The law was enacted largely in response to horrible abuses of calves at Bushway Packing, Inc. of Grand Isle, Vermont. Bushway is primarily a veal slaughterhouse. The abuses were revealed as a result of an undercover investigation by the Humane Society of the United States. Among the cruelties videoed by the HSUS are animals being “kicked, slapped and repeatedly shocked with electric prods and subjected to other mistreatment.” Other examples of cruel behaviour include:

  • Failing to ensure that stunned calves had been rendered insensible to pain before slaughter.
  • Workers, including the plant’s co-owner,  repeatedly shocking calves who seem weak and unable to stand. In at least one instance, a calf was shocked more than 30 times.
  • A worker attempting to skin a calf who is still alive, directly in front of a USDA inspector, who allows the abuse to continue.

In perhaps the saddest example, “the co-owner of the plant shocks and then heaves a downed calf to his feet saying ‘There’s nothing wrong with you, Shitbox.’ The infant animal, covered in his own diarrhea, staggers and falls hard into the side of the trailer.”

Not surprisingly, Temple Grandin called “the handling practices and attention to insensibility” at Bushway “unacceptable and must improve.”

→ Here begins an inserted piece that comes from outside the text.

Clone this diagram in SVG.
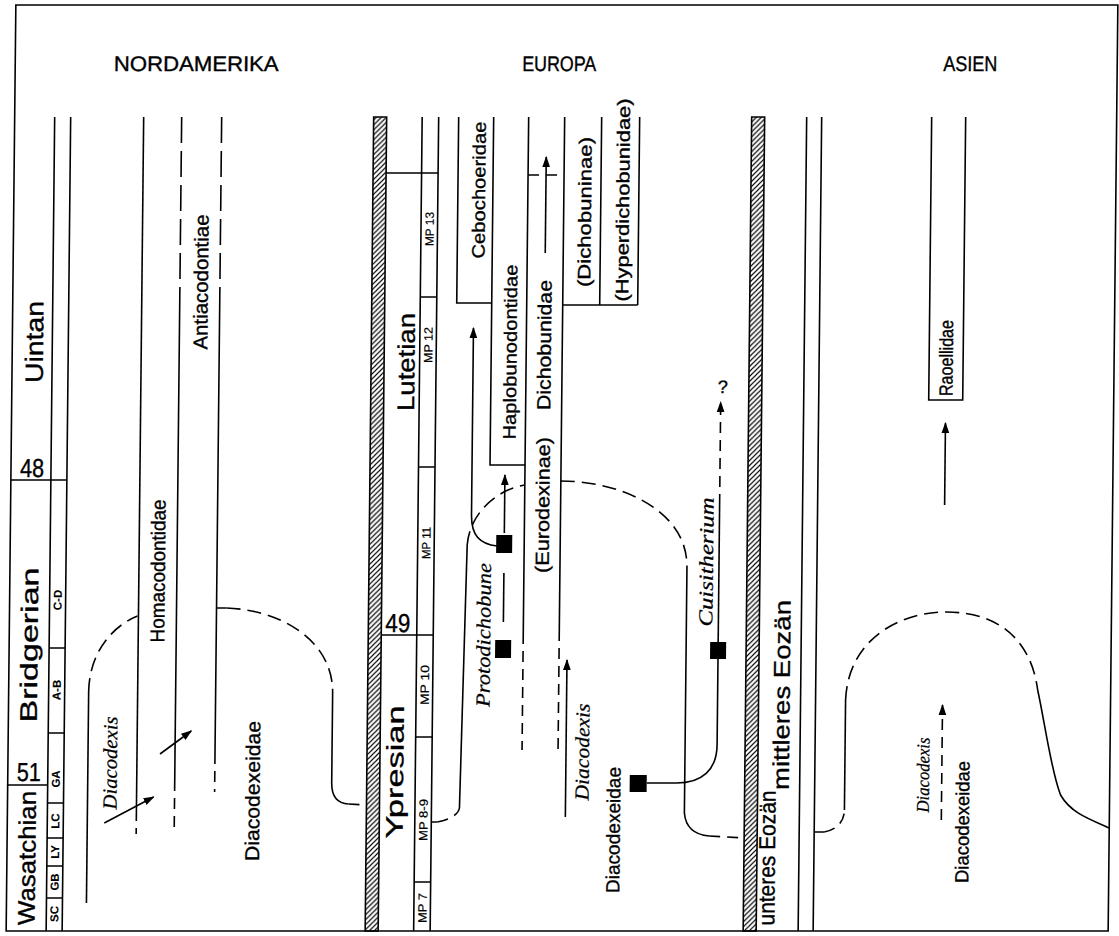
<svg xmlns="http://www.w3.org/2000/svg" width="1119" height="936" viewBox="0 0 1119 936">
<defs>
<pattern id="hatch" width="5" height="5" patternUnits="userSpaceOnUse"><path d="M-1,1 L1,-1 M0,5 L5,0 M4,6 L6,4" stroke="#000" stroke-width="1.2"/></pattern>
<marker id="arr" viewBox="0 0 10 10" refX="9" refY="5" markerWidth="11" markerHeight="11" markerUnits="userSpaceOnUse" orient="auto"><path d="M0,1.5 L10,5 L0,8.5 z" fill="#000"/></marker>
</defs>
<style>
.ln{fill:none;stroke:#000;stroke-width:1.6}
.d1{stroke-dasharray:14 7}
.d2{stroke-dasharray:26 8}
.d3{stroke-dasharray:11 7}
.sq{fill:#000}
.t{font-family:"Liberation Sans",Arial,sans-serif;fill:#000;stroke:#000;stroke-width:0.35}
.it{font-family:"Liberation Serif","Times New Roman",serif;font-style:italic;fill:#000;stroke:#000;stroke-width:0.25}
.bar{fill:url(#hatch);stroke:#000;stroke-width:1.6}
.ar{marker-end:url(#arr)}
</style>
<rect width="1119" height="936" fill="#fff"/>
<g transform="translate(4.9 0) skewX(-0.6)">
<rect id="frame" x="11" y="5" width="1102" height="926" class="ln"/>
<g id="titles" class="t" font-size="21" text-anchor="middle">
<text x="192" y="71" textLength="165" lengthAdjust="spacingAndGlyphs">NORDAMERIKA</text>
<text x="555" y="71" textLength="74" lengthAdjust="spacingAndGlyphs">EUROPA</text>
<text x="966" y="71" textLength="54" lengthAdjust="spacingAndGlyphs">ASIEN</text>
</g>

<g id="na-stages">
<path class="ln" d="M51,117 V931 M67,117 V931 M11,480 H67 M11,785 H51 M51,803 H67 M51,648 H67 M51,733 H67 M51,838 H67 M51,866 H67 M51,898 H67"/>
<text class="t" font-size="25" text-anchor="middle" transform="translate(33 342) rotate(-90)" dy="0.35em" textLength="82" lengthAdjust="spacingAndGlyphs">Uintan</text>
<text class="t" font-size="26" x="20" y="477" textLength="24" lengthAdjust="spacingAndGlyphs">48</text>
<text class="t" font-size="24" text-anchor="middle" transform="translate(31 645) rotate(-90)" dy="0.35em" textLength="155" lengthAdjust="spacingAndGlyphs">Bridgerian</text>
<text class="t" font-size="26" x="20" y="781" textLength="24" lengthAdjust="spacingAndGlyphs">51</text>
<text class="t" font-size="24" text-anchor="middle" transform="translate(31 858) rotate(-90)" dy="0.35em" textLength="134" lengthAdjust="spacingAndGlyphs">Wasatchian</text>
<g class="t" font-size="11.5" font-weight="bold" text-anchor="middle" style="stroke-width:0.1">
<text transform="translate(59 600) rotate(-90)" dy="0.35em">C-D</text>
<text transform="translate(59 690) rotate(-90)" dy="0.35em">A-B</text>
<text transform="translate(59 779) rotate(-90)" dy="0.35em">GA</text>
<text transform="translate(59 821) rotate(-90)" dy="0.35em">LC</text>
<text transform="translate(59 852) rotate(-90)" dy="0.35em">LY</text>
<text transform="translate(59 882) rotate(-90)" dy="0.35em">GB</text>
<text transform="translate(59 914) rotate(-90)" dy="0.35em">SC</text>
</g>
</g>

<g id="na-homacodontidae">
<path class="ln" d="M140,117 V810"/>
<path class="ln d3" d="M140,810 V834"/>
<text class="t" font-size="20" text-anchor="middle" transform="translate(159 571) rotate(-90)" dy="0.35em" textLength="143" lengthAdjust="spacingAndGlyphs">Homacodontidae</text>
</g>
<g id="na-antiacodontiae">
<path class="ln d2" d="M178,117 V300 M218,117 V300"/>
<path class="ln" d="M178,300 V780 M218,300 V753"/>
<path class="ln d3" d="M178,780 V832 M218,753 V792"/>
<text class="t" font-size="20" text-anchor="middle" transform="translate(199 282) rotate(-90)" dy="0.35em" textLength="135" lengthAdjust="spacingAndGlyphs">Antiacodontiae</text>
</g>
<g id="na-diacodexeidae">
<text class="t" font-size="20" text-anchor="middle" transform="translate(256 791) rotate(-90)" dy="0.35em" textLength="140" lengthAdjust="spacingAndGlyphs">Diacodexeidae</text>
<text class="it" font-size="20" text-anchor="middle" transform="translate(113 763) rotate(-90)" dy="0.35em" textLength="93" lengthAdjust="spacingAndGlyphs">Diacodexis</text>
</g>

<g id="eu-stages">
<rect class="bar" x="370" y="117" width="13" height="814"/>
<path class="ln" d="M418.5,117 V931 M435,117 V931 M383,173 H435 M418.5,297 H435 M418.5,467 H435 M383,635 H435 M418.5,737 H435 M418.5,882 H435"/>
<text class="t" font-size="24" text-anchor="middle" transform="translate(405 362) rotate(-90)" dy="0.35em" textLength="98" lengthAdjust="spacingAndGlyphs">Lutetian</text>
<text class="t" font-size="26" x="387" y="632" textLength="25" lengthAdjust="spacingAndGlyphs">49</text>
<text class="t" font-size="24" text-anchor="middle" transform="translate(398 772) rotate(-90)" dy="0.35em" textLength="133" lengthAdjust="spacingAndGlyphs">Ypresian</text>
<g class="t" font-size="12" text-anchor="middle" style="stroke-width:0.2">
<text transform="translate(427 229) rotate(-90)" dy="0.35em" textLength="34" lengthAdjust="spacingAndGlyphs">MP 13</text>
<text transform="translate(427 345) rotate(-90)" dy="0.35em" textLength="36" lengthAdjust="spacingAndGlyphs">MP 12</text>
<text transform="translate(427 543) rotate(-90)" dy="0.35em" textLength="32" lengthAdjust="spacingAndGlyphs">MP 11</text>
<text transform="translate(427 685) rotate(-90)" dy="0.35em" textLength="40" lengthAdjust="spacingAndGlyphs">MP 10</text>
<text transform="translate(427 820) rotate(-90)" dy="0.35em" textLength="42" lengthAdjust="spacingAndGlyphs">MP 8-9</text>
<text transform="translate(427 908) rotate(-90)" dy="0.35em" textLength="30" lengthAdjust="spacingAndGlyphs">MP 7</text>
</g>
</g>

<g id="eu-cebochoeridae">
<path class="ln" d="M455,117 V303 H490"/>
<text class="t" font-size="18" text-anchor="middle" transform="translate(476 190) rotate(-90)" dy="0.35em" textLength="137" lengthAdjust="spacingAndGlyphs">Cebochoeridae</text>
</g>
<g id="eu-haplobunodontidae">
<path class="ln" d="M490,117 V465 H525"/>
<text class="t" font-size="18" text-anchor="middle" transform="translate(509 352) rotate(-90)" dy="0.35em" textLength="175" lengthAdjust="spacingAndGlyphs">Haplobunodontidae</text>
</g>
<g id="eu-dichobunidae">
<path class="ln" d="M525,117 V633 M561,117 V630"/>
<path class="ln d3" d="M525,633 V750 M561,630 V750"/>
<path class="ln d3" d="M525,175 H561"/>
<text class="t" font-size="19" text-anchor="middle" transform="translate(543 345) rotate(-90)" dy="0.35em" textLength="130" lengthAdjust="spacingAndGlyphs">Dichobunidae</text>
<text class="t" font-size="19" text-anchor="middle" transform="translate(543 505) rotate(-90)" dy="0.35em" textLength="136" lengthAdjust="spacingAndGlyphs">(Eurodexinae)</text>
</g>
<g id="eu-dichobuninae">
<path class="ln" d="M598,117 V305 M636,117 V305 M561,305 H636"/>
<text class="t" font-size="18" text-anchor="middle" transform="translate(582 212) rotate(-90)" dy="0.35em" textLength="150" lengthAdjust="spacingAndGlyphs">(Dichobuninae)</text>
<text class="t" font-size="18" text-anchor="middle" transform="translate(620 200) rotate(-90)" dy="0.35em" textLength="203" lengthAdjust="spacingAndGlyphs">(Hyperdichobunidae)</text>
</g>
<g id="eu-protodichobune">
<rect class="sq" x="497" y="535" width="16" height="18"/>
<rect class="sq" x="497" y="640" width="16" height="18"/>
<text class="it" font-size="20" text-anchor="middle" transform="translate(485 635) rotate(-90)" dy="0.35em" textLength="144" lengthAdjust="spacingAndGlyphs">Protodichobune</text>
</g>
<g id="eu-diacodexeidae">
<text class="t" font-size="19" text-anchor="middle" transform="translate(617 830) rotate(-90)" dy="0.35em" textLength="126" lengthAdjust="spacingAndGlyphs">Diacodexeidae</text>
<text class="it" font-size="20" text-anchor="middle" transform="translate(585 752) rotate(-90)" dy="0.35em" textLength="97" lengthAdjust="spacingAndGlyphs">Diacodexis</text>
<rect class="sq" x="633" y="775" width="17" height="17"/>
</g>
<g id="eu-cuisitherium">
<rect class="sq" x="712" y="642" width="16" height="17"/>
<text class="it" font-size="20" text-anchor="middle" transform="translate(707 562) rotate(-90)" dy="0.35em" textLength="129" lengthAdjust="spacingAndGlyphs">Cuisitherium</text>
<text class="t" font-size="18" text-anchor="middle" x="722" y="393">?</text>
</g>

<g id="as-stages">
<rect class="bar" x="748" y="117" width="13" height="814"/>
<path class="ln" d="M803,117 V931 M818,117 V931"/>
<text class="t" font-size="23" text-anchor="middle" transform="translate(784 695) rotate(-90)" dy="0.35em" textLength="190" lengthAdjust="spacingAndGlyphs">mittleres Eozän</text>
<text class="t" font-size="23" text-anchor="middle" transform="translate(771 858) rotate(-90)" dy="0.35em" textLength="135" lengthAdjust="spacingAndGlyphs">unteres Eozän</text>
</g>
<g id="as-raoellidae">
<path class="ln" d="M928,117 V400 H962 V117"/>
<text class="t" font-size="19" text-anchor="middle" transform="translate(945 358) rotate(-90)" dy="0.35em" textLength="76" lengthAdjust="spacingAndGlyphs">Raoellidae</text>
</g>
<g id="as-diacodexeidae">
<text class="t" font-size="19" text-anchor="middle" transform="translate(966 822) rotate(-90)" dy="0.35em" textLength="122" lengthAdjust="spacingAndGlyphs">Diacodexeidae</text>
<text class="it" font-size="18" text-anchor="middle" transform="translate(926 775) rotate(-90)" dy="0.35em" textLength="75" lengthAdjust="spacingAndGlyphs">Diacodexis</text>
</g>

<g id="connectors">
<path class="ln" d="M91,692 V903"/>
<path class="ln d1" d="M91,692 C91,655 112,627 139,616"/>
<path class="ln" d="M218,608 H228"/>
<path class="ln d1" d="M228,608 C282,610 335,640 335,693"/>
<path class="ln" d="M335,693 V783 Q335,803 352,804"/>
<path class="ln d3" d="M352,804 L370,805"/>
<path class="ln ar" d="M108,823 L157,797"/>
<path class="ln ar" d="M163,754 L194,731"/>
<path class="ln" d="M435,822 H441"/>
<path class="ln d3" d="M441,822 C452,820 462,815 463,808"/>
<path class="ln" d="M463,808 L468,545"/>
<path class="ln d1" d="M468,545 C470,515 495,490 525,485"/>
<path class="ln d1" d="M561,481 C620,481 688,510 688,567"/>
<path class="ln" d="M688,567 V813 Q690,834 713,836"/>
<path class="ln d3" d="M713,836 L748,838"/>
<path class="ln ar" d="M498,546 C480,544 472,535 472,515 L472,328"/>
<path class="ln" d="M505,622 V573"/>
<path class="ln ar" d="M505,533 V475"/>
<path class="ln ar" d="M543,253 V157"/>
<path class="ln ar" d="M569,817 V660"/>
<path class="ln" d="M650,783 L680,783 C705,783 720,770 720,745 L720,659"/>
<path class="ln" d="M720,642 V505"/>
<path class="ln d3 ar" d="M720,505 V402"/>
<path class="ln" d="M818,832 H828"/>
<path class="ln d3" d="M828,832 C840,830 848,822 848,810"/>
<path class="ln" d="M848,810 V700"/>
<path class="ln d1" d="M848,700 C850,640 900,612 948,612 C1000,612 1033,640 1040,690"/>
<path class="ln" d="M1040,690 C1048,725 1054,770 1064,795 C1074,812 1090,818 1113,828"/>
<path class="ln ar" d="M945,505 V423"/>
<path class="ln d3 ar" d="M945,820 V705"/>
</g>
</g>
</svg>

Now the Vermont Senate is taking a stand against companies who abuse livestock. Fines would increase, violators would face the possibility of having to install video cameras to monitor conditions at their slaughterhouses, and it would become easier to shut down repeat offenders. State Senator and former dairy farmer Harold Giard said in a speech, “I loved my cattle and my calves and to think that this was taking place when I had to ship my bull calves was absolutely shocking to me and that’s why I’m arguing so much for this. I was shocked by what I saw in the video at Bushway and appalled by it.” Sen. John Campbell, quoted in Greenwich Timeadded, “We will not stand for animals being treated in this fashion…”

As to be expected, the minions of the animal agriculture industry were not pleased. Sen. Sara Kittell, chairwoman of Vermont’s Senate Agriculture Committee, objected to the proposed law, since “her committee had not studied it and that the new council should be given a chance to study and make recommendations on slaughterhouse regulations before tough new legislation is enacted.” Why do I doubt her committee’s recommendations would have the best interests of the animals at heart? And Sen. Jeanette White said a new slaughterhouse had just started up business in her district and she didn’t want to hamper its operators. The new American business paradigm: Cruelty can’t interfere with capitalism, and pain can’t preempt profit.

Whether or not the new regulations become law, the senators of Vermont have taken an important step in cracking down on the abuses of animals that have become all too common in the U.S. agricultural system. Hopefully the law will go in effect, and hopefully more states will follow suit. Alas, in most parts of the country, money talks louder than animals scream. And the animal agriculture interests have lots of money.